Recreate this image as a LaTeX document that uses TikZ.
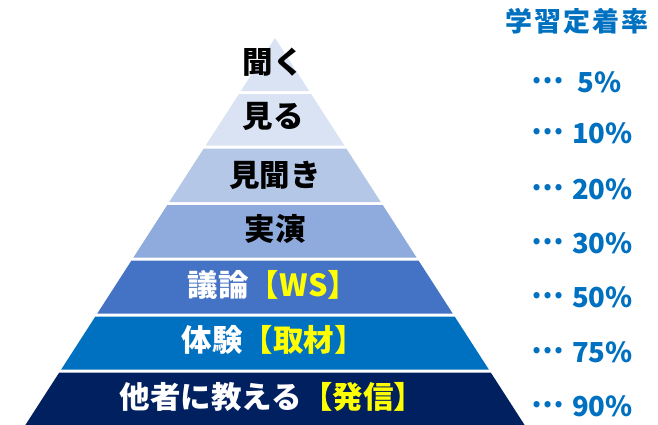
\documentclass[tikz,border=0pt]{standalone}
\usepackage{fontspec}
\usepackage{xcolor}
\newfontfamily\jpfont{Noto Sans CJK JP}
\newfontfamily\jpwide[LetterSpace=8]{Noto Sans CJK JP}
\definecolor{lvlA}{HTML}{DAE3F3}
\definecolor{lvlB}{HTML}{B4C7E7}
\definecolor{lvlC}{HTML}{8FAADC}
\definecolor{lvlD}{HTML}{4472C4}
\definecolor{lvlE}{HTML}{0070C0}
\definecolor{lvlF}{HTML}{002060}
\definecolor{rateblue}{HTML}{0070C0}
\definecolor{hiyellow}{HTML}{FFFF00}
\tikzset{
    lvl/.style={font=\jpfont\bfseries\fontsize{30.5}{32}\selectfont, inner sep=0pt},
    rate/.style={font=\jpfont\bfseries\fontsize{27.5}{30}\selectfont, text=rateblue, inner sep=0pt, anchor=west},
}
\newcommand{\middots}{\raisebox{0.3em}{\fontsize{29}{30}\selectfont…}}

\begin{document}
\begin{tikzpicture}[x=1pt,y=-1pt]
    \useasboundingbox (0,0) rectangle (658,424);
    % pyramid bands: top / bottom / colour
    \foreach \t/\b/\c in {38/91/lvlA, 94/145.5/lvlA, 148.5/202/lvlB, 205/257.5/lvlC,
                          260.5/313.5/lvlD, 316.5/369.5/lvlE, 372.5/425/lvlF} {
        \fill[\c] ({275-0.645*(\t-38)},\t) -- ({275+0.645*(\t-38)},\t)
            -- ({275+0.645*(\b-38)},\b) -- ({275-0.645*(\b-38)},\b) -- cycle;
    }
    \node[lvl] (kiku) at (273,62) {聞く};
    \node[lvl] (miru) at (273,116) {見る};
    \node[lvl] (mikiki) at (275,175) {見聞き};
    \node[lvl] (jitsuen) at (275,229) {実演};
    \node[lvl,text=white] (giron) at (273,285) {議論\textcolor{hiyellow}{【WS】}};
    \node[lvl,text=white] (taiken) at (273,340) {体験\textcolor{hiyellow}{【取材】}};
    \node[lvl,text=white] (oshieru) at (272,397) {他者に教える\textcolor{hiyellow}{【発信】}};
    % rates
    \node[font=\jpwide\bfseries\fontsize{27}{30}\selectfont, text=rateblue, inner sep=0pt] (ratehead) at (577,21) {学習定着率};
    \foreach \y/\v [count=\i] in {82/\hspace{0.2em}5, 133/10, 189/20, 243/30, 297/50, 352/75, 406/90}
        \node[rate] (rate\i) at (531,\y) {\middots\hspace{0.3em}\v\%};
\end{tikzpicture}
\end{document}
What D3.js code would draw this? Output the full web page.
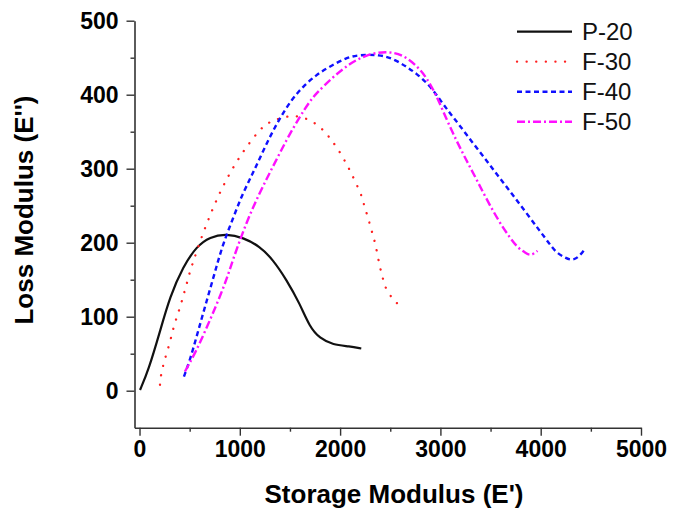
<!DOCTYPE html>
<html>
<head>
<meta charset="utf-8">
<script src="https://cdn.jsdelivr.net/npm/d3@7"></script>
<style>
  body { margin: 0; background: #fff; }
  svg { display: block; font-family: Arial, "Liberation Sans", sans-serif; }
</style>
</head>
<body>
<div id="chart"></div>
<script>
// series: [storage modulus E', loss modulus E'']
const p20 = [[5,1],[90,28],[204,80],[303,127],[436,168],[569,195],[701,208],[868,212],[1033,207],
  [1199,195],[1331,177],[1465,150],[1597,118],[1697,86],[1796,71],[1928,62],[2095,60],[2211,57]];
const f30 = [[204,8],[212,20],[231,32],[264,48],[303,65],[330,81],[363,96],[403,112],[436,128],[470,144],
  [502,161],[545,178],[619,208],[711,240],[808,270],[923,300],[1057,328],[1209,355],[1305,364],[1421,369],
  [1530,372],[1647,369],[1763,361],[1856,349],[1929,336],[1995,323],[2062,307],[2111,294],[2167,278],
  [2217,263],[2244,248],[2284,232],[2316,215],[2353,199],[2393,168],[2426,153],[2443,141],[2500,129],
  [2552,118],[2585,118],[2602,124]];
const f40 = [[443,19],[502,41],[569,73],[635,105],[701,136],[768,168],[834,199],[933,233],[1017,263],
  [1116,290],[1199,314],[1299,343],[1398,368],[1514,393],[1630,411],[1763,427],[1896,438],[2062,450],
  [2194,454],[2393,454],[2525,449],[2660,438],[2758,429],[2891,413],[3007,391],[3090,376],[3189,359],
  [3322,335],[3455,312],[3587,288],[3720,265],[3852,241],[3985,217],[4085,199],[4151,187],
  [4251,179],[4317,176],[4383,181],[4443,192]];
const f50 = [[453,26],[560,52],[669,85],[768,116],[868,150],[933,178],[1067,228],[1199,268],[1331,303],
  [1465,339],[1597,370],[1697,391],[1763,402],[1929,424],[2095,442],[2261,454],[2458,459],[2625,454],
  [2758,440],[2858,424],[2957,400],[3057,368],[3156,339],[3256,312],[3355,287],[3471,256],[3587,228],
  [3687,208],[3770,193],[3853,186],[3902,182],[3968,189]];

const seriesNames = ['P-20', 'F-30', 'F-40', 'F-50'];
const xTicks = [0, 1000, 2000, 3000, 4000, 5000];
const xMinor = [500, 1500, 2500, 3500, 4500];
const yTicks = [0, 100, 200, 300, 400, 500];
const yMinor = [50, 150, 250, 350, 450];

const width = 674, height = 521;

const svg = d3.select('#chart')
    .append('svg')
    .attr('width', width)
    .attr('height', height);

svg.append('rect').attr('width', width).attr('height', height).attr('fill', '#fff');

const x = d3.scaleLinear().domain([-50, 5000]).range([134.5, 641]);
const y = d3.scaleLinear().domain([-50, 500]).range([427.7, 20.7]);

// axes
svg.append('g')
    .attr('transform', `translate(0,${y(-50)})`)
    .call(d3.axisBottom(x).tickValues(xTicks).tickFormat(d3.format('d')).tickSize(8).tickSizeOuter(0).tickPadding(5));
svg.append('g')
    .attr('transform', `translate(0,${y(-50)})`)
    .call(d3.axisBottom(x).tickValues(xMinor).tickSize(4).tickFormat(''))
    .select('.domain').remove();

svg.append('g')
    .attr('transform', `translate(${x(-50)},0)`)
    .call(d3.axisLeft(y).tickValues(yTicks).tickFormat(d3.format('d')).tickSize(8).tickSizeOuter(0).tickPadding(8));
svg.append('g')
    .attr('transform', `translate(${x(-50)},0)`)
    .call(d3.axisLeft(y).tickValues(yMinor).tickSize(4).tickFormat(''))
    .select('.domain').remove();

svg.selectAll('.domain').attr('stroke', '#333').attr('stroke-width', 1.6);
svg.selectAll('.tick line').attr('stroke', '#333').attr('stroke-width', 1.4);
svg.selectAll('.tick text')
    .attr('font-family', 'Arial, "Liberation Sans", sans-serif')
    .attr('font-size', '23px')
    .attr('font-weight', 'bold')
    .attr('fill', '#000');

// axis titles
svg.append('text')
    .attr('x', 394)
    .attr('y', 503)
    .attr('text-anchor', 'middle')
    .attr('font-size', '26px')
    .attr('font-weight', 'bold')
    .text("Storage Modulus (E')");

svg.append('text')
    .attr('transform', 'translate(33,210) rotate(-90)')
    .attr('text-anchor', 'middle')
    .attr('font-size', '26px')
    .attr('font-weight', 'bold')
    .text("Loss Modulus (E'')");

// lines
const line = d3.line()
    .x(d => x(d[0]))
    .y(d => y(d[1]))
    .curve(d3.curveBasis);

const styles = [
    { data: p20, color: '#111', dash: null, width: 2.2, cap: 'butt' },
    { data: f30, color: '#ff2020', dash: '0.1 9.5', width: 2.3, cap: 'round' },
    { data: f40, color: '#1010ff', dash: '5 3.5', width: 2.4, cap: 'butt' },
    { data: f50, color: '#ff10ff', dash: '8 3 2 3', width: 2.4, cap: 'butt' }
];

styles.forEach(s => {
    svg.append('path')
        .datum(s.data)
        .attr('fill', 'none')
        .attr('stroke', s.color)
        .attr('stroke-width', s.width)
        .attr('stroke-dasharray', s.dash)
        .attr('stroke-linecap', s.cap)
        .attr('stroke-linejoin', 'round')
        .attr('d', line);
});

// legend
const legend = svg.append('g');
seriesNames.forEach((name, i) => {
    const s = styles[i];
    const cy = 31.7 + i * 30;
    legend.append('line')
        .attr('x1', 517).attr('x2', 572)
        .attr('y1', cy).attr('y2', cy)
        .attr('stroke', s.color)
        .attr('stroke-width', s.width)
        .attr('stroke-dasharray', s.dash)
        .attr('stroke-linecap', s.cap);
    legend.append('text')
        .attr('x', 582)
        .attr('y', cy + 8.5)
        .attr('font-size', '24px')
        .attr('fill', '#111')
        .text(name);
});
</script>
</body>
</html>
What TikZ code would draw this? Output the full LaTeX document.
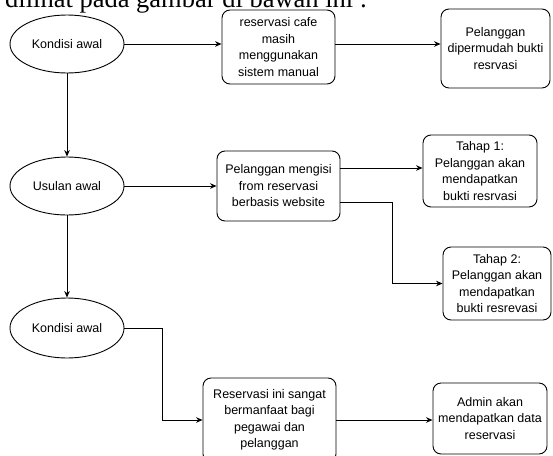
------------------------------------------------------------
Find the lines holding "LaTeX" and list every one.

Recreate this image as a LaTeX document that uses TikZ.
What TikZ code would draw this? Output the full LaTeX document.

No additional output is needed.